*Task prompt:* For the material that follows, return exactly the lines from the one with "Write the matplotlib code for this chart." through the one with "1, 3.16, 10, 31.6, 100, 316, 1000]", both ends included.

*Raw data:*
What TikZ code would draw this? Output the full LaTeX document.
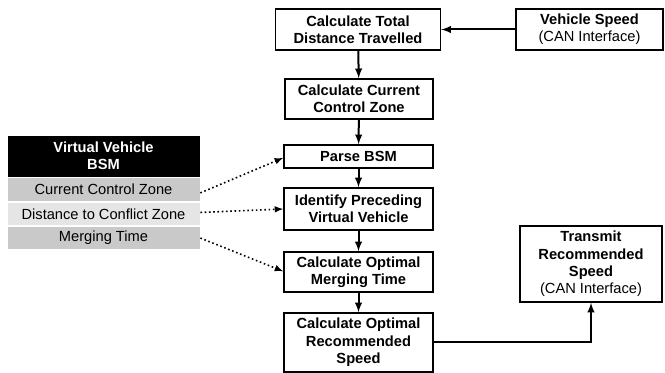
---
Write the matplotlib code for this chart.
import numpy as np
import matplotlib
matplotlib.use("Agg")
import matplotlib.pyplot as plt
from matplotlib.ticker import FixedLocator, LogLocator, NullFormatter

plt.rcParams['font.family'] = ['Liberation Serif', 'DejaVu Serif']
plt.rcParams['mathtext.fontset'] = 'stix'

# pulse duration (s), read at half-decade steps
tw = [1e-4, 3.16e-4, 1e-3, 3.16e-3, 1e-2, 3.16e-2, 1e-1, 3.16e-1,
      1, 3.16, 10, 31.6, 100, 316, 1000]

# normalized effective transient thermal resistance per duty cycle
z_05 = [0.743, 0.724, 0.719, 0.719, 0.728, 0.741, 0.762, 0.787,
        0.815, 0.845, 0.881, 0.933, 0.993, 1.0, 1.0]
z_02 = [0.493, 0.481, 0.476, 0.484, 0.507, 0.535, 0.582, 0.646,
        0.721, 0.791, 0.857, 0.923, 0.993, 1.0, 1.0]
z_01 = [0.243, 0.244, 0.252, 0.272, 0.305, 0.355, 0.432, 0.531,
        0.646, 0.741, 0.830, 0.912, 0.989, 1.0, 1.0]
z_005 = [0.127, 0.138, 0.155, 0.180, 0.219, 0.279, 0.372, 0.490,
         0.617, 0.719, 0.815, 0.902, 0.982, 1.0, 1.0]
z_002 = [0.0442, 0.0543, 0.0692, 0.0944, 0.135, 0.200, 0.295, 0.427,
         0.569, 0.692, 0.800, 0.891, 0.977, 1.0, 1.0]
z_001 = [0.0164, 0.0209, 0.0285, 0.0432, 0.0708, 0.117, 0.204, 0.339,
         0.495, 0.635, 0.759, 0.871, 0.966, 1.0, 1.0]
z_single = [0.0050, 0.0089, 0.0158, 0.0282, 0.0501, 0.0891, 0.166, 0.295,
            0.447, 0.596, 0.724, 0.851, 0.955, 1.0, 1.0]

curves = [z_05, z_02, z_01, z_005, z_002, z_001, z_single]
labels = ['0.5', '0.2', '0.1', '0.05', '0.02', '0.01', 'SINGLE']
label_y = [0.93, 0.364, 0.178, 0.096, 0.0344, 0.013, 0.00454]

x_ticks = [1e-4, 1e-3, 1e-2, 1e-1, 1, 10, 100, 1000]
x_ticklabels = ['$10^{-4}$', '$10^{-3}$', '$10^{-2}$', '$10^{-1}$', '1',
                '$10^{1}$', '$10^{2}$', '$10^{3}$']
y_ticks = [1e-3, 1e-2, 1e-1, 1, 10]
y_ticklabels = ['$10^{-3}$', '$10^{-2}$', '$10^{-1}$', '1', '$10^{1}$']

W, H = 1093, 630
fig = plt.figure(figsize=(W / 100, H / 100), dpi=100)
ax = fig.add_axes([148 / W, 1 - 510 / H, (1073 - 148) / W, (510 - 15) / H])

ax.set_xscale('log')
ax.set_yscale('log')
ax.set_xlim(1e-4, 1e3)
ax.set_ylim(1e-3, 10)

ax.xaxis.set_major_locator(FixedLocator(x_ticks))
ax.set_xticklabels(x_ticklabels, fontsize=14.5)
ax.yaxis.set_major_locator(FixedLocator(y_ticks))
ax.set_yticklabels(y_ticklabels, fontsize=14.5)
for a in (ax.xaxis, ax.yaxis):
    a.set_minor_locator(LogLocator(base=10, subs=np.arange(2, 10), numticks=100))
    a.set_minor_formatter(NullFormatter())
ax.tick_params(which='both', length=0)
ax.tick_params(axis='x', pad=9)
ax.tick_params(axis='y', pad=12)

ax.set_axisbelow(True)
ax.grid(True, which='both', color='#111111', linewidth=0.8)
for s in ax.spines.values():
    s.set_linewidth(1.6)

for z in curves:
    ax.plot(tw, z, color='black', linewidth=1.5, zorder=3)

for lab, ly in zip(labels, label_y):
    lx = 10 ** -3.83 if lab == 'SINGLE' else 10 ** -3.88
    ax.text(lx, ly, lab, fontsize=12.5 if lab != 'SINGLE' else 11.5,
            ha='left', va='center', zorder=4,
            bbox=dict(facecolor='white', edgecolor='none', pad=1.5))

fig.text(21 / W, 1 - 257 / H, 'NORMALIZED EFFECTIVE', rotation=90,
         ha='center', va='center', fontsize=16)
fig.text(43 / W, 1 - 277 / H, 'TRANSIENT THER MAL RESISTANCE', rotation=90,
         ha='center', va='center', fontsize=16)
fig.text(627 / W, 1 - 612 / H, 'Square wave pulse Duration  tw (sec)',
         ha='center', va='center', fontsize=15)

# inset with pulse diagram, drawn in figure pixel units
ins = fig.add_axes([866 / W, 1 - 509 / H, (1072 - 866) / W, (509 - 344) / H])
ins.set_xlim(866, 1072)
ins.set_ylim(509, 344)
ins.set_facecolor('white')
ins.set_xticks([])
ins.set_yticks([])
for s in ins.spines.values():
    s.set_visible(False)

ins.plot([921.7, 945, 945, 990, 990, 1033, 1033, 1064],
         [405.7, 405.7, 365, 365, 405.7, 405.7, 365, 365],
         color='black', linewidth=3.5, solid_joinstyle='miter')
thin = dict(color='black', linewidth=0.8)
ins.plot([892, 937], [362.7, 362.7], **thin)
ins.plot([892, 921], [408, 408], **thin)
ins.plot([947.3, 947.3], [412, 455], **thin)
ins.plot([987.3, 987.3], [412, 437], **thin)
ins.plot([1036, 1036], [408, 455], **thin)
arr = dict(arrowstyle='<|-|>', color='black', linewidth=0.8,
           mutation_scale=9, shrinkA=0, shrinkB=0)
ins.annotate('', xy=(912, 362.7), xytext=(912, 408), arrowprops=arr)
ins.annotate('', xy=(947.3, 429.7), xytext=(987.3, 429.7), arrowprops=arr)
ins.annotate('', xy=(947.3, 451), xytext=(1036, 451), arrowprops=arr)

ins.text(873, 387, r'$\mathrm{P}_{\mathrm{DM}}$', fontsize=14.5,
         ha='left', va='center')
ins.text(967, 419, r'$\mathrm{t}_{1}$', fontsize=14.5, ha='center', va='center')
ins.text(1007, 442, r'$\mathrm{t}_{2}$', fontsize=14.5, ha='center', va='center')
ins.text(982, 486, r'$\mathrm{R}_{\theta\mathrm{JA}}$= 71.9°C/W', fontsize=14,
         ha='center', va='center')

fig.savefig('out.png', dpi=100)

*Answer to this problem:*
Write the matplotlib code for this chart.
import numpy as np
import matplotlib
matplotlib.use("Agg")
import matplotlib.pyplot as plt
from matplotlib.ticker import FixedLocator, LogLocator, NullFormatter

plt.rcParams['font.family'] = ['Liberation Serif', 'DejaVu Serif']
plt.rcParams['mathtext.fontset'] = 'stix'

# pulse duration (s), read at half-decade steps
tw = [1e-4, 3.16e-4, 1e-3, 3.16e-3, 1e-2, 3.16e-2, 1e-1, 3.16e-1,
      1, 3.16, 10, 31.6, 100, 316, 1000]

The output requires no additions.